This project was undertaken as part of the Unstructured Data course within the Big Data Master's Degree program at Comillas ICAI University. The GitHub repo created for this project can be found here.
The team responsible for the project includes:
Name | |
---|---|
Jorge Ayuso Martínez | jorgeayusomartinez@alu.comillas.edu |
Carlota Monedero Herranz | carlotamoh@alu.comillas.edu |
José Manuel Vega Gradit | josemanuel.vega@alu.comillas.edu |
The primary objective of this project is to construct an Art Classifier using Deep Learning techniques. We employed data from the WikiArt project and used a dataset available on Kaggle, which was customized for building Deep Learning models that can classify various art styles.

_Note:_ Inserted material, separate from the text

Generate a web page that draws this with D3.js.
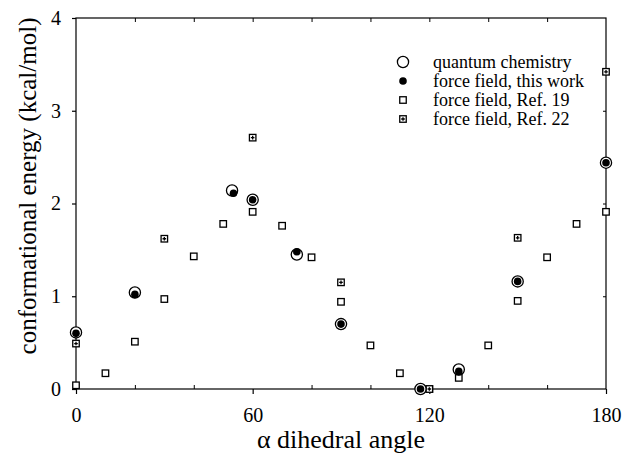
<!DOCTYPE html>
<html>
<head>
<meta charset="utf-8">
<script src="https://cdn.jsdelivr.net/npm/d3@7"></script>
<style>
  html, body { margin: 0; padding: 0; background: #fff; }
  svg text { font-family: "Liberation Serif", "Times New Roman", serif; fill: #000; }
</style>
</head>
<body>
<svg id="chart" width="623" height="473"></svg>
<script>
// ---- data ----
const qcAngles   = [0, 20, 53, 60, 75, 90, 117, 130, 150, 180];
const qcEnergy   = [0.61, 1.04, 2.14, 2.04, 1.45, 0.70, 0.00, 0.21, 1.16, 2.44];
const ffAngles   = [0, 20, 53.5, 60, 75, 90, 117, 130, 150, 180];
const ffEnergy   = [0.60, 1.02, 2.11, 2.04, 1.48, 0.70, 0.00, 0.19, 1.16, 2.44];
const ref19Angles = [0, 10, 20, 30, 40, 50, 60, 70, 80, 90, 100, 110, 120, 130, 140, 150, 160, 170, 180];
const ref19Energy = [0.04, 0.17, 0.51, 0.97, 1.43, 1.78, 1.91, 1.76, 1.42, 0.94, 0.47, 0.17, 0.00, 0.12, 0.47, 0.95, 1.42, 1.78, 1.91];
const ref22Angles = [0, 30, 60, 90, 120, 150, 180];
const ref22Energy = [0.49, 1.62, 2.71, 1.15, 0.00, 1.63, 3.42];
const xTicks = [0, 60, 120, 180];
const xMinorTicks = [20, 40, 80, 100, 140, 160];
const yTicks = [0, 1, 2, 3, 4];
const legendLabels = ["quantum chemistry", "force field, this work", "force field, Ref. 19", "force field, Ref. 22"];
const xTitle = "\u03b1 dihedral angle";
const yTitle = "conformational energy (kcal/mol)";

// ---- layout ----
const svg = d3.select("#chart");
const L = 76, R = 606, T = 18, B = 389;
const x = d3.scaleLinear().domain([0, 180]).range([L, R]);
const y = d3.scaleLinear().domain([0, 4]).range([B, T]);

const zip = (a, b) => a.map((v, i) => [v, b[i]]);

// frame
const g = svg.append("g");
g.append("rect").attr("x", L).attr("y", T).attr("width", R - L).attr("height", B - T)
  .attr("fill", "none").attr("stroke", "#000").attr("stroke-width", 1.2);

// bottom axis: major ticks outward with labels
const xAxis = d3.axisBottom(x).tickValues(xTicks).tickSize(5).tickFormat(d3.format("d"));
const xa = g.append("g").attr("transform", `translate(0,${B})`).call(xAxis);
xa.select(".domain").remove();
xa.selectAll("line").attr("stroke", "#000").attr("stroke-width", 1.2);
xa.selectAll("text").attr("font-size", 20).attr("dy", "0.95em").attr("y", 14)
  .style("font-family", "'Liberation Serif', serif");
// minor ticks inward on bottom and top
const xm = g.append("g").attr("transform", `translate(0,${B})`)
  .call(d3.axisTop(x).tickValues(xMinorTicks).tickSize(4).tickFormat(""));
xm.select(".domain").remove();
xm.selectAll("line").attr("stroke", "#000");
const xt = g.append("g").attr("transform", `translate(0,${T})`)
  .call(d3.axisBottom(x).tickValues(xMinorTicks.concat([60, 120])).tickSize(4).tickFormat(""));
xt.select(".domain").remove();
xt.selectAll("line").attr("stroke", "#000");

// left axis
const yAxis = d3.axisLeft(y).tickValues(yTicks).tickSize(4).tickFormat(d3.format("d"));
const ya = g.append("g").attr("transform", `translate(${L},0)`).call(yAxis);
ya.select(".domain").remove();
ya.selectAll("line").attr("stroke", "#000").attr("stroke-width", 1.2);
ya.selectAll("text").attr("font-size", 20).attr("x", -15)
  .style("font-family", "'Liberation Serif', serif");
// right axis minor ticks
const yr = g.append("g").attr("transform", `translate(${R},0)`)
  .call(d3.axisLeft(y).tickValues([1, 2, 3]).tickSize(3).tickFormat(""));
yr.select(".domain").remove();
yr.selectAll("line").attr("stroke", "#000");

// titles
svg.append("text").attr("x", 341).attr("y", 448)
  .attr("text-anchor", "middle").attr("font-size", 26).text(xTitle);
svg.append("text").attr("transform", `translate(36,186) rotate(-90)`)
  .attr("text-anchor", "middle").attr("font-size", 25).text(yTitle);

// ---- markers ----
const sq = 6.5;
function drawSquare(sel, cx, cy) {
  sel.append("rect").attr("x", cx - sq / 2).attr("y", cy - sq / 2)
    .attr("width", sq).attr("height", sq)
    .attr("fill", "#fff").attr("stroke", "#000").attr("stroke-width", 1.3);
}
function drawSquarePlus(sel, cx, cy) {
  drawSquare(sel, cx, cy);
  sel.append("path").attr("d", `M${cx - 1.8},${cy}H${cx + 1.8}M${cx},${cy - 1.8}V${cy + 1.8}`)
    .attr("stroke", "#000").attr("stroke-width", 1.3);
}
function drawCircle(sel, cx, cy) {
  sel.append("circle").attr("cx", cx).attr("cy", cy).attr("r", 5.6)
    .attr("fill", "#fff").attr("stroke", "#000").attr("stroke-width", 1.3);
}
function drawDot(sel, cx, cy) {
  sel.append("circle").attr("cx", cx).attr("cy", cy).attr("r", 3.8).attr("fill", "#000");
}

const marks = svg.append("g");
const m19 = marks.append("g");
zip(ref19Angles, ref19Energy).forEach(([a, e]) => drawSquare(m19, x(a), y(e)));
const m22 = marks.append("g");
zip(ref22Angles, ref22Energy).forEach(([a, e]) => drawSquarePlus(m22, x(a), y(e)));
const mqc = marks.append("g");
zip(qcAngles, qcEnergy).forEach(([a, e]) => drawCircle(mqc, x(a), y(e)));
const mff = marks.append("g");
zip(ffAngles, ffEnergy).forEach(([a, e]) => drawDot(mff, x(a), y(e)));

// ---- legend ----
const leg = svg.append("g");
const lx = 403, ly0 = 62, ldy = 19;
const drawers = [drawCircle, drawDot, drawSquare, drawSquarePlus];
legendLabels.forEach((lab, i) => {
  const yy = ly0 + i * ldy;
  drawers[i](leg, lx, yy);
  leg.append("text").attr("x", 433).attr("y", yy).attr("dy", "0.33em")
    .attr("font-size", 18).text(lab);
});
</script>
</body>
</html>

Due to practical and storage limitations, we will only be classifying four of the numerous available movement styles: Romanticism, Realism, Renaissance, and Baroque:
To ensure a balanced dataset, we cropped the original dataset to 5,000 images for each of the four styles. This will enable us to achieve a more reasonable training time while still allowing for effective model training and assessment. This modified dataset can be found here. The validation and test sets are stored in their corresponding .zip files, whereas the training set is stored in the train
folder, which contains four .zip files, one for each art style.
Our project begins with the creation of a basic CNN architecture from scratch, which will serve as our base model. However, we encounter a major issue with this network: significant overfitting to the training data. To address this issue, we take an incremental approach and build on top of the initial architecture using various techniques, including dropout, batch normalization, and data augmentation.
After exploring our custom-built model, we shift our focus to transfer learning and examine two different philosophies: feature extraction and fine-tuning.
- For feature extraction, we use a pre-trained model as a fixed feature extractor, and the extracted features serve as input for training a classifier on the new task
- For fine-tuning, we unfreeze the last few layers of the convolutional part and retrain them along with the classifier.
To accomplish this, we evaluate three models:
- ResNet50
- VGG16 & VGG19
- MobileNet
Finally, we explore a different network architecture using Huggingface's Transformers.
Throughout the project, we monitor accuracy and loss plotted across epochs for each model, ensuring that we interpret the results correctly and draw actionable insights.